A Dynamic Sustainable Optimization Model for A Transportation System of Bottled Water

The need for sustainable logistics in the bottled water distribution sector is growing rapidly. This study addresses this issue by developing a multi-objective optimization model that creates a balance between travel distance and carbon dioxide emissions. The aim is to create and design efficient delivery routes while utilizing intelligent vehicle allocation to reduce environmental impact.

A mixed-integer linear programming model is proposed, integrated with K-means clustering and real-time traffic data imported from Google Maps API. Two different case studies were examined: one employed a heterogeneous fleet consisting of large, medium, and small-sized vehicles, and the other one employed a homogeneous fleet consisting of small vehicles with various emission rates. The two cases were analyzed according to three weighing scenarios: equal priority (50%–50%), distance-prioritized (80%–20%), and emissions-prioritized (20%–80%).

In the first case, the model selected the same fleet composition in all scenarios.
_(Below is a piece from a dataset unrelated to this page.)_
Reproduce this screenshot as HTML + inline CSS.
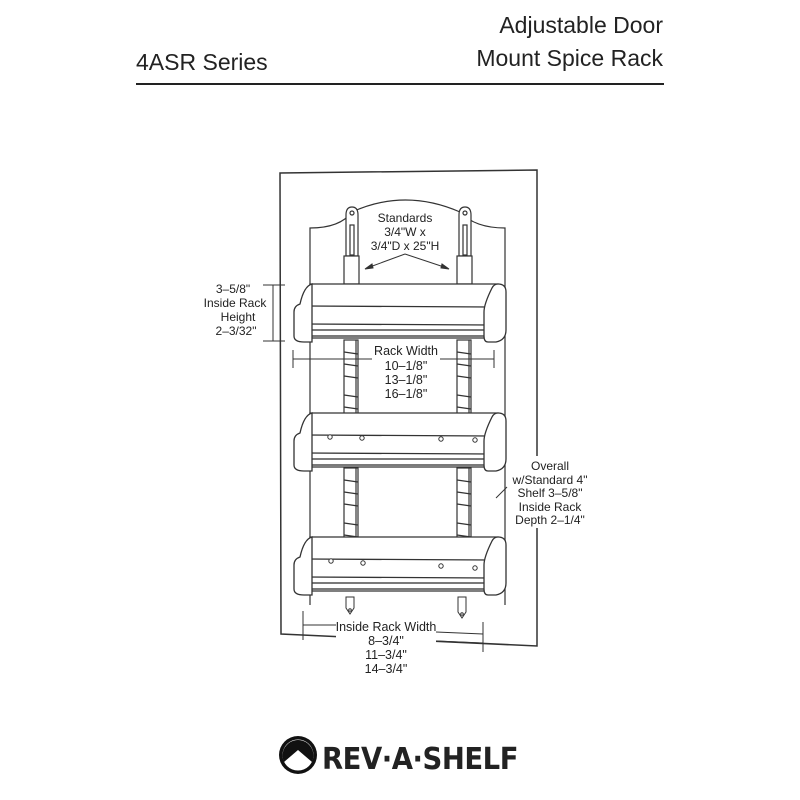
<!DOCTYPE html>
<html><head><style>
html,body{margin:0;padding:0;background:#fff;}
svg{display:block;}
text{font-family:"Liberation Sans","DejaVu Sans",sans-serif;fill:#222;}
</style></head><body>
<svg width="800" height="800" viewBox="0 0 800 800" xmlns="http://www.w3.org/2000/svg">
<defs>
<g id="shelf" fill="#fff" stroke="#333" stroke-width="1.3">
  <path d="M18 0 L206 0 L206 54 L18 54 Z"/>
  <line x1="14" y1="22" x2="198" y2="23"/>
  <line x1="14" y1="40" x2="198" y2="41"/>
  <rect x="16" y="46" width="182" height="6"/>
  <path d="M20 0 Q12 2 8 20 Q2 22 2 28 L2 52 Q2 58 12 58 L20 58 Z"/>
  <path d="M206 0 Q214 0 214 8 L214 46 Q214 56 204 58 L196 58 Q192 58 192 52 L192 28 Q192 20 200 4 Q202 0 206 0 Z"/>
</g>
<g id="std" fill="#fff" stroke="#333" stroke-width="1.2">
  <rect x="-7" y="0" width="14" height="76"/>
  <line x1="-7" y1="12" x2="7" y2="14"/><line x1="-7" y1="24" x2="7" y2="26"/>
  <line x1="-7" y1="36" x2="7" y2="38"/><line x1="-7" y1="55" x2="7" y2="57"/>
  <line x1="-7" y1="67" x2="7" y2="69"/>
  <line x1="5" y1="0" x2="5" y2="76"/>
</g>
</defs>

<text x="136" y="70" font-size="23">4ASR Series</text>
<text x="663" y="33" font-size="23" text-anchor="end">Adjustable Door</text>
<text x="663" y="66" font-size="23" text-anchor="end">Mount Spice Rack</text>
<line x1="136" y1="84" x2="664" y2="84" stroke="#222" stroke-width="2"/>

<!-- door -->
<path d="M280 173 L537 170 L537 646 L281 634 Z" fill="#fff" stroke="#333" stroke-width="1.5"/>
<!-- back panel -->
<path d="M310 605 L310 228 Q340 228 352 212 Q405 188 460 212 Q475 228 505 228 L505 605" fill="none" stroke="#333" stroke-width="1.2"/>

<!-- standards -->
<g stroke="#333" stroke-width="1.2" fill="#fff">
  <path d="M346 256 L346 215 Q346 207 352 207 Q358 207 358 215 L358 256 Z"/>
  <circle cx="352" cy="213" r="2"/>
  <rect x="350" y="225" width="4" height="30"/>
  <rect x="344" y="256" width="15" height="28"/>
  <path d="M459 256 L459 215 Q459 207 465 207 Q471 207 471 215 L471 256 Z"/>
  <circle cx="465" cy="213" r="2"/>
  <rect x="463" y="225" width="4" height="30"/>
  <rect x="457" y="256" width="15" height="28"/>
</g>
<use href="#std" x="351" y="340"/>
<use href="#std" x="464" y="340"/>
<use href="#std" x="351" y="468"/>
<use href="#std" x="464" y="468"/>

<!-- shelves -->
<use href="#shelf" x="292" y="284"/>
<use href="#shelf" x="292" y="413"/>
<use href="#shelf" x="292" y="537"/>
<g fill="#fff" stroke="#333" stroke-width="1">
  <circle cx="330" cy="437" r="2.2"/><circle cx="362" cy="438" r="2.2"/><circle cx="441" cy="439" r="2.2"/><circle cx="475" cy="440" r="2.2"/>
  <circle cx="331" cy="561" r="2.2"/><circle cx="363" cy="563" r="2.2"/><circle cx="441" cy="566" r="2.2"/><circle cx="475" cy="568" r="2.2"/>
  <path d="M346 597 L346 608 L350 614 L354 608 L354 597 Z"/><circle cx="350" cy="610" r="1.3"/>
  <path d="M458 597 L458 612 L462 618 L466 612 L466 597 Z"/><circle cx="462" cy="614" r="1.3"/>
</g>

<!-- standards label -->
<text x="405" y="222" font-size="12" text-anchor="middle">Standards</text>
<text x="405" y="236" font-size="12" text-anchor="middle">3/4"W x</text>
<text x="405" y="250" font-size="12" text-anchor="middle">3/4"D x 25"H</text>
<g stroke="#333" stroke-width="1" fill="#333">
  <line x1="405" y1="254" x2="367" y2="268"/><line x1="405" y1="254" x2="447" y2="268"/>
  <path d="M365 269 L372 264 L373 268 Z"/><path d="M449 269 L442 264 L441 268 Z"/>
</g>

<!-- height dim -->
<g stroke="#333" stroke-width="1">
  <line x1="263" y1="285" x2="285" y2="285"/><line x1="263" y1="341" x2="285" y2="341"/>
  <line x1="273" y1="285" x2="273" y2="341"/>
</g>
<text x="233" y="293" font-size="12" text-anchor="middle">3–5/8"</text>
<text x="235" y="307" font-size="12" text-anchor="middle">Inside Rack</text>
<text x="238" y="321" font-size="12" text-anchor="middle">Height</text>
<text x="236" y="335" font-size="12" text-anchor="middle">2–3/32"</text>

<!-- rack width -->
<g stroke="#333" stroke-width="1">
  <line x1="293" y1="350" x2="293" y2="368"/><line x1="494" y1="350" x2="494" y2="368"/>
  <line x1="293" y1="359" x2="373" y2="359"/><line x1="438" y1="359" x2="494" y2="359"/>
</g>
<rect x="372" y="343" width="68" height="58" fill="#fff"/>
<text x="406" y="355" font-size="12.5" text-anchor="middle">Rack Width</text>
<text x="406" y="370" font-size="12.5" text-anchor="middle">10–1/8"</text>
<text x="406" y="384" font-size="12.5" text-anchor="middle">13–1/8"</text>
<text x="406" y="398" font-size="12.5" text-anchor="middle">16–1/8"</text>

<!-- overall -->
<g stroke="#333" stroke-width="1">
  <line x1="505" y1="476" x2="505" y2="510"/><line x1="496" y1="498" x2="507" y2="487"/>
</g>
<rect x="508" y="456" width="86" height="72" fill="#fff"/>
<text x="550" y="470" font-size="12" text-anchor="middle">Overall</text>
<text x="550" y="484" font-size="12" text-anchor="middle">w/Standard 4"</text>
<text x="550" y="497" font-size="12" text-anchor="middle">Shelf 3–5/8"</text>
<text x="550" y="511" font-size="12" text-anchor="middle">Inside Rack</text>
<text x="550" y="524" font-size="12" text-anchor="middle">Depth 2–1/4"</text>

<!-- inside rack width -->
<g stroke="#333" stroke-width="1">
  <line x1="303" y1="611" x2="303" y2="640"/><line x1="483" y1="622" x2="483" y2="652"/>
  <line x1="303" y1="625" x2="336" y2="625"/><line x1="436" y1="632" x2="483" y2="634"/>
  <line x1="436" y1="641" x2="483" y2="643"/>
</g>
<rect x="336" y="619" width="100" height="58" fill="#fff"/>
<text x="386" y="631" font-size="12.5" text-anchor="middle">Inside Rack Width</text>
<text x="386" y="645" font-size="12.5" text-anchor="middle">8–3/4"</text>
<text x="386" y="659" font-size="12.5" text-anchor="middle">11–3/4"</text>
<text x="386" y="673" font-size="12.5" text-anchor="middle">14–3/4"</text>

<!-- logo -->
<circle cx="298" cy="755" r="19" fill="#111"/>
<circle cx="298" cy="755" r="15.5" fill="#fff"/>
<path d="M298 740 A15.5 15.5 0 0 0 284 762 L298 750 L312 762 A15.5 15.5 0 0 0 298 740 Z" fill="#111"/>
<text x="322" y="769" font-size="30" font-weight="bold" letter-spacing="-0.5" style="font-family:'DejaVu Sans','Liberation Sans',sans-serif;" fill="#111" textLength="196" lengthAdjust="spacingAndGlyphs">REV·A·SHELF</text>
</svg>
</body></html>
The total objective function values were 467.30, 546.15, and 388.42. In the second case, the model assigned the heaviest loads and longest routes to lower-emission vehicles, resulting in objective values of 65.34, 99.49, and 31.20, with stable route assignments and optimized load utilization.

The model showed strong adaptability across fleet structures and operational priorities. It was able to reduce emissions without compromising operational efficiency, which shows its practical value for logistics planning. The utilization of real-time traffic and emission-based routing enhances its environmental applicability further.

The proposed approach supports sustainable route planning and fleet utilization. According to the various scenarios and vehicle configurations used to test the robustness of the model, it can be used on a broader scale in logistic systems with environmental constraints.